What the exercise asks
Nothing in the data should change when you return it, but leave the pictures out.

Dataset extract
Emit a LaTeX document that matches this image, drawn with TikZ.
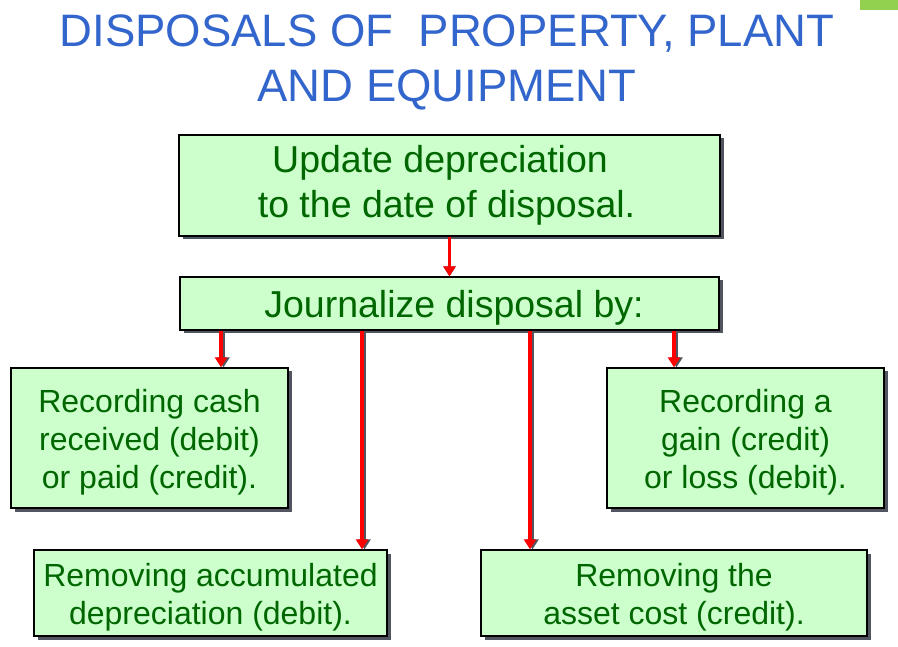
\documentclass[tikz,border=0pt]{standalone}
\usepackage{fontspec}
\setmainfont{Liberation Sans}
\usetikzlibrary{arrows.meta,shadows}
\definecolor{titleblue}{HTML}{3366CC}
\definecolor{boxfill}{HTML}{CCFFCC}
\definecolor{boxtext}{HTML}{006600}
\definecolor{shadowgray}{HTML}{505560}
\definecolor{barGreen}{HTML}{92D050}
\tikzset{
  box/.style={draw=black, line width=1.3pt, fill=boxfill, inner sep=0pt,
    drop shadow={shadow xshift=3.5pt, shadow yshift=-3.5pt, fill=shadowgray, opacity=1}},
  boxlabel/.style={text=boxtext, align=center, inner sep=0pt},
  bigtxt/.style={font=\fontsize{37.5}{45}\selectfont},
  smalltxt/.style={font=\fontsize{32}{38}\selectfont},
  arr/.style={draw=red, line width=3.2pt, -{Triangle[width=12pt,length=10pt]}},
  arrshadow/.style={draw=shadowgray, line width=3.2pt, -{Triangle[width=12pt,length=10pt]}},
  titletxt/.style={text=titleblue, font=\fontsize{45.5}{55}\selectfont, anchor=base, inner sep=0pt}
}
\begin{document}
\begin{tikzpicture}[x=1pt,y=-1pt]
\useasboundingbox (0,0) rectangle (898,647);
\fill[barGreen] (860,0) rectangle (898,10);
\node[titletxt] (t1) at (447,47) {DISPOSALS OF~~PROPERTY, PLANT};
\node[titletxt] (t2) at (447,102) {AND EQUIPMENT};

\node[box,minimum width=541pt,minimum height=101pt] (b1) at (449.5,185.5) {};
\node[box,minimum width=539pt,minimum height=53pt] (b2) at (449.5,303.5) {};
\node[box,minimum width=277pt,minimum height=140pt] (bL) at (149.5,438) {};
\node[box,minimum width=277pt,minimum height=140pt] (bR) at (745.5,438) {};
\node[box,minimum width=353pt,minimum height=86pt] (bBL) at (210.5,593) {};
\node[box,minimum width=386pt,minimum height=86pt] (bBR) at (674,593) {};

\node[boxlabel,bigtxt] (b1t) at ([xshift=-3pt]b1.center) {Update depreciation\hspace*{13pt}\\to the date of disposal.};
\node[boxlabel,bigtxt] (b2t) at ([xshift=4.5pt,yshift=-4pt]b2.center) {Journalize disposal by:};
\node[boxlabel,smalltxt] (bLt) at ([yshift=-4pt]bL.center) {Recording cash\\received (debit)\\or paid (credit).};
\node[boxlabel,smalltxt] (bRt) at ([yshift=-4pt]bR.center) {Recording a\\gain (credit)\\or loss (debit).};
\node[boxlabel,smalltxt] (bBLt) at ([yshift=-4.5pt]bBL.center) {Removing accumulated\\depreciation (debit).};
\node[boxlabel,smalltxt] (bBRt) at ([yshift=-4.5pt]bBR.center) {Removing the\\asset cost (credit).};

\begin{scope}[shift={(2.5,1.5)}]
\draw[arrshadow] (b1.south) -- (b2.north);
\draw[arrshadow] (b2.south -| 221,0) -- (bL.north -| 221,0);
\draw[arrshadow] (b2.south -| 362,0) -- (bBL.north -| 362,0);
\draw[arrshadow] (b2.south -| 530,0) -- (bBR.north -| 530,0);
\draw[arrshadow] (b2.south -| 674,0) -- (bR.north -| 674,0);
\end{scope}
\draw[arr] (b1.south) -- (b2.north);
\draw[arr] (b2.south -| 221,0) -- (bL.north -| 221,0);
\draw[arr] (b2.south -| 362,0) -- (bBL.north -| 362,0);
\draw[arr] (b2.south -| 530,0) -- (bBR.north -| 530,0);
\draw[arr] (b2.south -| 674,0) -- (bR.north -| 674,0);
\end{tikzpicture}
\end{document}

Solution to this task
Emit a LaTeX document that matches this image, drawn with TikZ.
\documentclass[tikz,border=0pt]{standalone}
\usepackage{fontspec}
\setmainfont{Liberation Sans}
\usetikzlibrary{arrows.meta,shadows}
\definecolor{titleblue}{HTML}{3366CC}
\definecolor{boxfill}{HTML}{CCFFCC}
\definecolor{boxtext}{HTML}{006600}
\definecolor{shadowgray}{HTML}{505560}
\definecolor{barGreen}{HTML}{92D050}
\tikzset{
  box/.style={draw=black, line width=1.3pt, fill=boxfill, inner sep=0pt,
    drop shadow={shadow xshift=3.5pt, shadow yshift=-3.5pt, fill=shadowgray, opacity=1}},
  boxlabel/.style={text=boxtext, align=center, inner sep=0pt},
  bigtxt/.style={font=\fontsize{37.5}{45}\selectfont},
  smalltxt/.style={font=\fontsize{32}{38}\selectfont},
  arr/.style={draw=red, line width=3.2pt, -{Triangle[width=12pt,length=10pt]}},
  arrshadow/.style={draw=shadowgray, line width=3.2pt, -{Triangle[width=12pt,length=10pt]}},
  titletxt/.style={text=titleblue, font=\fontsize{45.5}{55}\selectfont, anchor=base, inner sep=0pt}
}
\begin{document}
\begin{tikzpicture}[x=1pt,y=-1pt]
\useasboundingbox (0,0) rectangle (898,647);
\fill[barGreen] (860,0) rectangle (898,10);
\node[titletxt] (t1) at (447,47) {DISPOSALS OF~~PROPERTY, PLANT};
\node[titletxt] (t2) at (447,102) {AND EQUIPMENT};

\node[box,minimum width=541pt,minimum height=101pt] (b1) at (449.5,185.5) {};
\node[box,minimum width=539pt,minimum height=53pt] (b2) at (449.5,303.5) {};
\node[box,minimum width=277pt,minimum height=140pt] (bL) at (149.5,438) {};
\node[box,minimum width=277pt,minimum height=140pt] (bR) at (745.5,438) {};
\node[box,minimum width=353pt,minimum height=86pt] (bBL) at (210.5,593) {};
\node[box,minimum width=386pt,minimum height=86pt] (bBR) at (674,593) {};

\node[boxlabel,bigtxt] (b1t) at ([xshift=-3pt]b1.center) {Update depreciation\hspace*{13pt}\\to the date of disposal.};
\node[boxlabel,bigtxt] (b2t) at ([xshift=4.5pt,yshift=-4pt]b2.center) {Journalize disposal by:};
\node[boxlabel,smalltxt] (bLt) at ([yshift=-4pt]bL.center) {Recording cash\\received (debit)\\or paid (credit).};
\node[boxlabel,smalltxt] (bRt) at ([yshift=-4pt]bR.center) {Recording a\\gain (credit)\\or loss (debit).};
\node[boxlabel,smalltxt] (bBLt) at ([yshift=-4.5pt]bBL.center) {Removing accumulated\\depreciation (debit).};
\node[boxlabel,smalltxt] (bBRt) at ([yshift=-4.5pt]bBR.center) {Removing the\\asset cost (credit).};

\begin{scope}[shift={(2.5,1.5)}]
\draw[arrshadow] (b1.south) -- (b2.north);
\draw[arrshadow] (b2.south -| 221,0) -- (bL.north -| 221,0);
\draw[arrshadow] (b2.south -| 362,0) -- (bBL.north -| 362,0);
\draw[arrshadow] (b2.south -| 530,0) -- (bBR.north -| 530,0);
\draw[arrshadow] (b2.south -| 674,0) -- (bR.north -| 674,0);
\end{scope}
\draw[arr] (b1.south) -- (b2.north);
\draw[arr] (b2.south -| 221,0) -- (bL.north -| 221,0);
\draw[arr] (b2.south -| 362,0) -- (bBL.north -| 362,0);
\draw[arr] (b2.south -| 530,0) -- (bBR.north -| 530,0);
\draw[arr] (b2.south -| 674,0) -- (bR.north -| 674,0);
\end{tikzpicture}
\end{document}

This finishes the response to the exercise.